The Wainfleet Quarry has some amazing and fascinating history. It started a long time ago. A very, very long time ago.
About 300 million years ago, the Wainfleet Quarry looked a lot different than it does today. In fact, it was the bottom of a beautiful sea known as the Paleozoic Sea, filled with amazing and fantastic sea creatures which only lie in the imagination today.
In the 1800’s a limestone quarry was established and was in operation for almost a century. The quarry was shut down in the 1960’s. The area was purchased by the Niagara Peninsula Conservation Area in 1978 and naturalised. This means the eco-system was partially restored by re-planting native plants, and removing anything that can cause harm to the area.
There is no entrance fee to enter the park. The spot is a very common sun-bathing area and people can can often be seen laying about it’s sheer limestone shores.
Stepping out of my Jeep in the hot, hot sun, it was evident that this area had a lot of visitors. Cars lined the street, people were fishing from the bridge, and of course, there were several spots covered with scantly-clad bodies enjoying the sun.
As I walked toward the edge of the quarry, it was unusually clear. I had tried scuba diving here several times in the past, but the water was too murky to enjoy the dive. (See the dive report here: http://wolfmaan.ca/wainfleet-quarry-dive/)
Peering into the clear waters of the quarry, I could see long kelp reaching for the surface, as well as many fish which were gazing up at us in wonderment. Large carp could be seen swimming in schools of 6 to 8 following along the edge.
Walking along the edge of the quarry, I quickly left the sun bathers behind, and ended up alone on the trails with my hiking partner. The area felt very “northern” with low lying scrub, pine trees, and moss growing all over the rocks. If I wasn’t 100% sure where I was, I would have thought I was in the Georgian Bay area of Ontario.
Continuing along the edge of the quarry, there was a lot of great things to see. The ancient seabed had deposited thousands of large fossils in the rock, including tube worms, coral, and other things I could not identify. The fossilizing of the ancient coral had also created brilliant crystal forms inside the rock.

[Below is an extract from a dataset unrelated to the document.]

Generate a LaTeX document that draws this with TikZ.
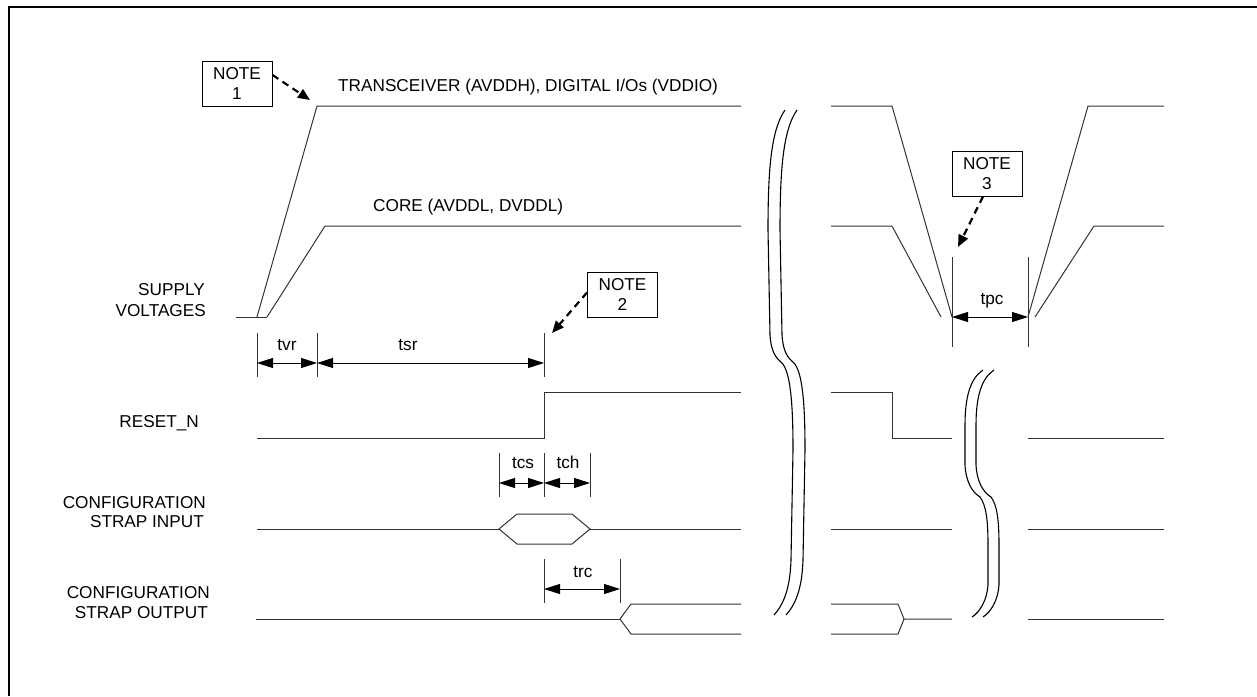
\documentclass[tikz,border=0pt]{standalone}
\usepackage{fontspec}
\setmainfont{Liberation Sans}
\usetikzlibrary{arrows.meta}
\newcommand\diaglbl{\fontsize{17.2}{20.5}\selectfont}
\begin{document}
\begin{tikzpicture}[x=1pt,y=-1pt,
  sig/.style={line width=1pt, draw=black!80},
  dimline/.style={line width=0.9pt, {Triangle[length=16pt,width=10pt]}-{Triangle[length=16pt,width=10pt]}},
  tickline/.style={line width=0.9pt, draw=black!80},
  notebox/.style={draw, line width=1pt, minimum width=70pt, minimum height=45pt, align=center, inner sep=0pt, font=\diaglbl},
  noteptr/.style={line width=2.2pt, dash pattern=on 7pt off 5pt, -{Triangle[length=12pt,width=10pt]}},
  lbl/.style={font=\diaglbl, inner sep=0pt},
  bracestyle/.style={line width=1.1pt},
  frame/.style={line width=2pt}
]
\useasboundingbox (0,0) rectangle (1257,696);

% frame (top and left edges)
\coordinate (fTL) at (8.5,6.5);
\coordinate (fTR) at (1257,6.5);
\coordinate (fBL) at (8.5,696);
\draw[frame] (fTR) -- (fTL) -- (fBL);

% ---------------- supply voltages ----------------
\draw[sig] (236,317) -- (267,317);
\draw[sig] (257,317) -- (317,106) -- (741,106);
\draw[sig] (267,317) -- (325,226) -- (741,226);
% right side: falling and rising
\draw[sig] (831,106) -- (892,106) -- (952,317);
\draw[sig] (831,226) -- (892,226) -- (941,317);
\draw[sig] (1028,317) -- (1088,106) -- (1164,106);
\draw[sig] (1035,317) -- (1094,226) -- (1164,226);

% ---------------- RESET_N ----------------
\draw[sig] (257,438) -- (544,438) -- (544,392) -- (741,392);
\draw[sig] (831,392) -- (892,392) -- (892,438) -- (952,438);
\draw[sig] (1028,438) -- (1164,438);

% ---------------- configuration strap input ----------------
\draw[sig] (257,529) -- (499,529);
\draw[sig] (499,529) -- (517,514) -- (572,514) -- (590,529) -- (572,544) -- (517,544) -- cycle;
\draw[sig] (590,529) -- (741,529);
\draw[sig] (831,529) -- (952,529);
\draw[sig] (1028,529) -- (1164,529);

% ---------------- configuration strap output ----------------
\draw[sig] (256,619) -- (620,619);
\draw[sig] (620,619) -- (631,604) -- (741,604);
\draw[sig] (620,619) -- (631,634) -- (741,634);
\draw[sig] (831,604) -- (898,604) -- (904,619) -- (952,619);
\draw[sig] (831,634) -- (898,634) -- (904,619);
\draw[sig] (1028,619) -- (1164,619);

% ---------------- break marks ----------------
\foreach \dx in {0,12}{
  \draw[bracestyle, xshift=\dx pt] (785,110) .. controls (771,130) and (768,170) .. (768,230)
     -- (770,335) .. controls (771,352) and (776,358) .. (782,363)
     .. controls (790,372) and (793,400) .. (793,450)
     -- (791,560) .. controls (790,590) and (783,605) .. (774,615);
}
\foreach \dx in {0,11}{
  \draw[bracestyle, xshift=\dx pt] (983,370) .. controls (971,378) and (965,395) .. (965,425)
     -- (965,465) .. controls (966,482) and (972,492) .. (980,497)
     .. controls (986,505) and (988,520) .. (988,545)
     -- (988,585) .. controls (987,600) and (980,612) .. (972,617);
}

% ---------------- timing dimensions ----------------
% tvr / tsr
\draw[tickline] (257,333) -- (257,377);
\draw[tickline] (317,333) -- (317,377);
\draw[tickline] (544,333) -- (544,377);
\coordinate (tvrA) at (257,363);
\coordinate (tvrB) at (317,363);
\coordinate (tsrB) at (544,363);
\draw[dimline] (tvrA) -- (tvrB);
\draw[dimline] (tvrB) -- (tsrB);
\node[lbl, anchor=base] (tvr) at (287,350) {tvr};
\node[lbl, anchor=base] (tsr) at (408,350) {tsr};

% tcs / tch
\draw[tickline] (499,453) -- (499,497);
\draw[tickline] (544,453) -- (544,497);
\draw[tickline] (590,453) -- (590,497);
\coordinate (tcsA) at (499,483);
\coordinate (tcsB) at (544,483);
\coordinate (tchB) at (590,483);
\draw[dimline] (tcsA) -- (tcsB);
\draw[dimline] (tcsB) -- (tchB);
\node[lbl, anchor=base] (tcs) at (523,468) {tcs};
\node[lbl, anchor=base] (tch) at (568,468) {tch};

% trc
\draw[tickline] (544,559) -- (544,603);
\draw[tickline] (620,559) -- (620,603);
\coordinate (trcA) at (544,589);
\coordinate (trcB) at (620,589);
\draw[dimline] (trcA) -- (trcB);
\node[lbl, anchor=base] (trc) at (583,577) {trc};

% tpc
\draw[tickline] (952,257) -- (952,347);
\draw[tickline] (1028,257) -- (1028,347);
\coordinate (tpcA) at (952,317);
\coordinate (tpcB) at (1028,317);
\draw[dimline] (tpcA) -- (tpcB);
\node[lbl, anchor=base] (tpc) at (992,304) {tpc};

% ---------------- notes ----------------
\node[notebox] (n1) at (237,83.5) {NOTE\\1};
\node[notebox] (n2) at (622.5,294.5) {NOTE\\2};
\node[notebox] (n3) at (987,173.5) {NOTE\\3};
\coordinate (n1tip) at (310,100);
\coordinate (n2tip) at (552,333);
\coordinate (n3tip) at (958,247);
\draw[noteptr] ([yshift=8.5pt]n1.east) -- (n1tip);
\draw[noteptr] ([yshift=2pt]n2.west) -- (n2tip);
\draw[noteptr] ([xshift=-4pt]n3.south) -- (n3tip);

% ---------------- signal labels ----------------
\node[lbl, anchor=base west] (tlab) at (338,91) {TRANSCEIVER (AVDDH), DIGITAL I/Os (VDDIO)};
\node[lbl, anchor=base west] (clab) at (373,211) {CORE (AVDDL, DVDDL)};
\node[lbl, anchor=base east] (sv1) at (205,295) {SUPPLY};
\node[lbl, anchor=base east] (sv2) at (206,316) {VOLTAGES};
\node[lbl, anchor=base east] (rst) at (199,427) {RESET\_N};
\node[lbl, anchor=base east] (ci1) at (206,508) {CONFIGURATION};
\node[lbl, anchor=base east] (ci2) at (204,527) {STRAP INPUT};
\node[lbl, anchor=base east] (co1) at (210,598) {CONFIGURATION};
\node[lbl, anchor=base east] (co2) at (208,618) {STRAP OUTPUT};
\end{tikzpicture}
\end{document}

The quarry was an open pit mine. This meant all the soil had been removed from the area. Not exactly the best growing conditions for trees. There was almost no forest canopy and there was no shade here. Harsh conditions for many animals to exist in. There were, however a lot of birds who called the quarry home.
Sitting on the rock edge to have lunch, I could see Canada Geese, Egrets, Gulls, Sand Pipers and even a Great Blue Heron.
The northern sections of the quarry were not flooded, and more bare rock was exposed. People threw Frisbees with their dogs, and enjoyed the shallow water. Many parties had been held here over the years, and there was an unusual amount of glass. Contrary to popular belief, glass is a very rare thing to be found on trails these days. Beer is one of the few things still sold in glass bottles in Canada. Thankfully when glass bottles break, the glass lays flat and is not a hazard to walk on.
The quarry appeared shallow in most areas, and a few islands dotted the water. I recall from my dive here back in 2008 that there were a few very deep spots in the southern end of the quarry. Walking around the edge and peeing into the water, I was surprised to see several sunken cars still in the quarry. Several upright, and one inverted laying on the bottom, surrounded by kelp.
Perhaps another dive to the quarries shallow waters would be warranted as long as the visibility holds out. I am sure there are other unusual finds in the area other than discarded cars. Potentially there is still mining equipment left in the middle of the quarry like in nearby Sherkston quarry.
When hiking along the Wainfleet Quarry trails, beware of dog ticks. The area has the perfect environment from them. Back at my Jeep, I found several ticks on myself, my dog, and my hiking partner. Although dog ticks do not generally carry Lyme disease, they are still a risk.
Although there were few long hiking trails here, the Wainfleet Quarry was well worth visiting as it holds many hidden secrets. Wandering along the edge of the quarry you never know what you may uncover. From old cars to ancient fossils, this area has an amazing natural and cultural history. Just be sure to wear a hat and sun glasses as there is little shade here.